Set in a tree-lined garden, and surrounded by rhododendron plants, the structure’s extravagant exterior is decorated with ceramic sunflowers and ornate wrought-iron balconies. Not to mention a tall tower covered with green tiles designed to resemble a minaret.
Comillas is on the cooler north coast of Spain so Gaudi designed the house to make the most of the available sunlight. The building’s u-shaped floorplan was built around a large south-facing conservatory, designed to heat up during the day and then radiate heat into the rest of the house during the evening.
Despite the exotic exterior and the intelligent use of natural light, the interior of the house is fairly traditional. The lower ground floor contains the kitchen and storerooms. Above this, the ground floor accommodates luxurious living quarters where Diaz would have entertained visiting friends and family members. Above this, the attic was occupied by the staff who worked in the house.
Barrio Sobrellano, Comillas, Cantabria
The house is open from Monday to Sunday and free guided tours start regularly throughout the day.
Summer opening times (July to September): 10:30 – 21:00
Spring and autumn (March to June and October) 10:30 – 20:00
Winter opening times (November to February) 10:30 – 17:30
Children (7 to 14): €3.00
Under 7 years: FREE
Time needed to visit El Capricho de Gaudí
You should allow around an hour to visit the house at a leisurely pace.
History of Comillas
Set on the rugged Cantabrian coast, Comillas started out as a whaling and fishing port during the Middle Ages.
Towards the end of the 19th century, Comillas became popular among the Spanish aristocracy and wealthy industrialists, many of whom built large summer residences.

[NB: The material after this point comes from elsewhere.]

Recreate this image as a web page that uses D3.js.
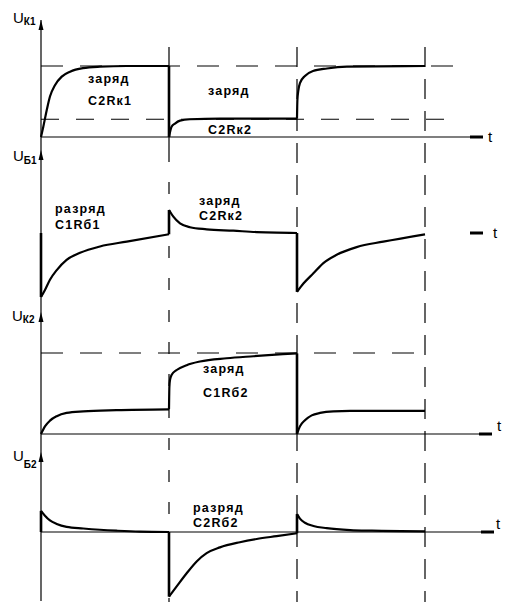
<!DOCTYPE html>
<html>
<head>
<meta charset="utf-8">
<script src="https://cdn.jsdelivr.net/npm/d3@7"></script>
<style>
  body { margin: 0; background: #fff; }
  text { font-family: "Liberation Sans", Arial, sans-serif; fill: #000; }
</style>
</head>
<body>
<svg id="chart" width="507" height="606"></svg>
<script>
// time in half-periods: 0..3 ; values are relative levels of each trace
var tGuides = [1, 2, 3];

// U_K1 : segments between switchings
var uk1 = [
  [[0,0],[0.018,0.145],[0.045,0.38],[0.07,0.57],[0.109,0.73],[0.162,0.85],[0.227,0.92],[0.328,0.97],[0.461,0.99],[0.67,1],[1,1]],
  [[1,0],[1.02,0.145],[1.047,0.19],[1.086,0.23],[1.164,0.25],[1.4,0.26],[2,0.26]],
  [[2,0.26],[2.003,0.52],[2.01,0.65],[2.023,0.76],[2.062,0.86],[2.125,0.93],[2.234,0.965],[2.39,0.99],[3,1]]
];
var uk1Levels = [1, 0.25];

// U_B1
var ub1 = [
  [[0,0]],
  [[0,-1],[0.031,-0.89],[0.07,-0.73],[0.123,-0.58],[0.2,-0.42],[0.305,-0.31],[0.461,-0.21],[0.67,-0.135],[1,-0.02]],
  [[1,0.36],[1.034,0.255],[1.086,0.15],[1.164,0.09],[1.294,0.058],[1.502,0.036],[1.685,0.015],[1.84,0.005],[2,0]],
  [[2,-0.92],[2.05,-0.79],[2.128,-0.63],[2.206,-0.47],[2.31,-0.34],[2.466,-0.22],[2.674,-0.135],[3,-0.02]]
];

// U_K2
var uk2 = [
  [[0,0],[0.031,0.094],[0.07,0.165],[0.123,0.22],[0.2,0.26],[0.33,0.28],[0.59,0.295],[1,0.305]],
  [[1,0.305],[1.003,0.58],[1.008,0.67],[1.021,0.73],[1.06,0.79],[1.138,0.85],[1.242,0.895],[1.45,0.935],[1.66,0.96],[1.89,0.985],[2,0.995]],
  [[2,0],[2.023,0.094],[2.062,0.17],[2.115,0.23],[2.18,0.26],[2.284,0.28],[2.416,0.285],[3,0.285]]
];
var uk2Levels = [1];

// U_B2
var ub2 = [
  [[0,0]],
  [[0,0.33],[0.031,0.255],[0.07,0.18],[0.123,0.125],[0.2,0.08],[0.33,0.055],[0.46,0.035],[0.59,0.02],[0.77,0.005],[1,0]],
  [[1,-1.01],[1.06,-0.85],[1.138,-0.645],[1.216,-0.46],[1.294,-0.33],[1.398,-0.24],[1.554,-0.16],[1.685,-0.11],[1.841,-0.065],[2,-0.02]],
  [[2,0.28],[2.023,0.21],[2.062,0.145],[2.128,0.094],[2.232,0.06],[2.416,0.03],[2.585,0.02],[3,0.01]]
];

var axisSubs = ["К1", "Б1", "К2", "Б2"];
var notes = [
  ["заряд", "C2Rк1"], ["заряд", "C2Rк2"],
  ["разряд", "C1Rб1"], ["заряд", "C2Rк2"],
  ["заряд", "C1Rб2"],
  ["разряд", "C2Rб2"]
];

var svg = d3.select("#chart");
var x = d3.scaleLinear().domain([0, 3]).range([41, 425]);

// panel layout
var panels = [
  {data: uk1, levels: uk1Levels, y: d3.scaleLinear().domain([0,1]).range([137,66]), levelEnd: 3.23,
   axis: true, axisEnd: 483, arrowTop: 20, lab: [13,23,25], tlab: [488,142],
   notes: [[0,88,83,105],[1,208,95,134]]},
  {data: ub1, levels: [], y: d3.scaleLinear().domain([0,-1]).range([233,297]),
   axis: false, axisEnd: 483, arrowTop: 150, lab: [13,161,164], tlab: [493,238],
   notes: [[2,55,213,229],[3,199,205,220]]},
  {data: uk2, levels: uk2Levels, y: d3.scaleLinear().domain([0,1]).range([434,353]), levelEnd: 3,
   axis: true, axisEnd: 492, arrowTop: 312, lab: [12,321,323], tlab: [497,431],
   notes: [[4,203,373,397]]},
  {data: ub2, levels: [], y: d3.scaleLinear().domain([0,-1]).range([532,596]),
   axis: true, axisEnd: 494, arrowTop: 452, lab: [13,461,468], tlab: [496,529],
   notes: [[5,193,512,527]]}
];

var line = d3.line().x(d => x(d[0])).y(d => y(d[1])).curve(d3.curveMonotoneX);
var y;

// vertical y axis
svg.append("line")
  .attr("x1", x(0)).attr("x2", x(0)).attr("y1", 20).attr("y2", 601)
  .attr("stroke", "#000").attr("stroke-width", 1.2);

// vertical guides at switching moments
tGuides.forEach(function(t){
  svg.append("line")
    .attr("x1", x(t)).attr("x2", x(t)).attr("y1", 47).attr("y2", 602)
    .attr("stroke", "#000").attr("stroke-width", 1.2)
    .attr("stroke-dasharray", t == 1 ? "103,0" : "20,12");
});
svg.append("line") // solid part of first guide, then dashed
  .attr("x1", x(1)).attr("x2", x(1)).attr("y1", 150).attr("y2", 602)
  .attr("stroke", "#fff").attr("stroke-width", 3)
  .attr("stroke-dasharray", "0,12,20,0");

panels.forEach(function(p, pi){
  y = p.y;
  var g = svg.append("g");

  // dashed reference levels
  p.levels.forEach(function(v){
    g.append("line")
      .attr("x1", x(0)).attr("x2", x(p.levelEnd)).attr("y1", y(v)).attr("y2", y(v))
      .attr("stroke", "#000").attr("stroke-width", 1.1)
      .attr("stroke-dasharray", pi == 0 && v < 1 ? "18,17" : "22,17");
  });

  // time axis
  if (p.axis) {
    g.append("line")
      .attr("x1", x(0)).attr("x2", p.axisEnd).attr("y1", y(0)).attr("y2", y(0))
      .attr("stroke", "#000").attr("stroke-width", 1.2);
  }
  g.append("line")
    .attr("x1", p.axisEnd - 13).attr("x2", p.axisEnd).attr("y1", y(0)).attr("y2", y(0))
    .attr("stroke", "#000").attr("stroke-width", 3);
  g.append("text").attr("x", p.tlab[0]).attr("y", p.tlab[1])
    .attr("font-size", 15).text("t");

  // y arrow
  var a = p.arrowTop;
  g.append("path")
    .attr("d", "M" + x(0) + "," + a + "l-2.5,10h5z")
    .attr("fill", "#000");
  var lb = g.append("text").attr("x", p.lab[0]).attr("y", p.lab[1]).attr("font-size", 15);
  lb.append("tspan").text("U");
  lb.append("tspan").attr("y", p.lab[2]).attr("font-size", 10).attr("font-weight", "bold")
    .text(axisSubs[pi]);

  // trace segments
  p.data.forEach(function(seg, si){
    if (seg.length > 1) {
      g.append("path").attr("d", line(seg))
        .attr("fill", "none").attr("stroke", "#000").attr("stroke-width", 2.2)
        .attr("stroke-linejoin", "round");
    }
    if (si > 0) {
      var prev = p.data[si - 1][p.data[si - 1].length - 1];
      if (prev[1] != seg[0][1]) {
        g.append("line")
          .attr("x1", x(seg[0][0])).attr("x2", x(seg[0][0]))
          .attr("y1", y(prev[1])).attr("y2", y(seg[0][1]))
          .attr("stroke", "#000").attr("stroke-width", 2.6);
      }
    }
  });

  // annotations
  p.notes.forEach(function(n){
    var txt = notes[n[0]];
    g.append("text").attr("x", n[1]).attr("y", n[2])
      .attr("font-size", 12.5).attr("font-weight", "bold").attr("letter-spacing", 1.2)
      .text(txt[0]);
    g.append("text").attr("x", n[1]).attr("y", n[3])
      .attr("font-size", 12.5).attr("font-weight", "bold").attr("letter-spacing", 1.2)
      .text(txt[1]);
  });
});
</script>
</body>
</html>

The town was briefly the capital of Spain when King Alfonso XII held a meeting with his ministers there in September 1881.
Today Comillas attracts tourists who come to see the Art Nouveau buildings and take a walk along the beach.
What to see in Comillas
- El Capricho de Gaudí
- The University of Comillas
- Sobrellano Palace
- Chapel / Pantheon of the Marquis of Comillas
- Monument to the Marquis of Comillas
- The Cemetery of Comillas
- Casa del Duque
- Comillas mediaval town centre
- The 3 Caños Fountain
- Comillas beach
Other places to visit near Comillas
Other places to visit in the area include:
- Santillana del Mar
- Altamira Caves
- Picos de Europa National Park and Fuente Dé
- Faro del Caballo
- Cabezón Sequoia Forest
- Playa de Valdearenas and other beaches on the Costa Quebrada
How to get there
Comillas is on the C135 coast road between Santillana del Mar and San Vicente de la Barquera. We visited as part of a two week road trip on the way from the Picos de Europa to Bilbao.
Free car parking is available in the town and near to the beach.
Autobuses la Cantabrica run regular bus services to Comillas from Santander and other towns nearby.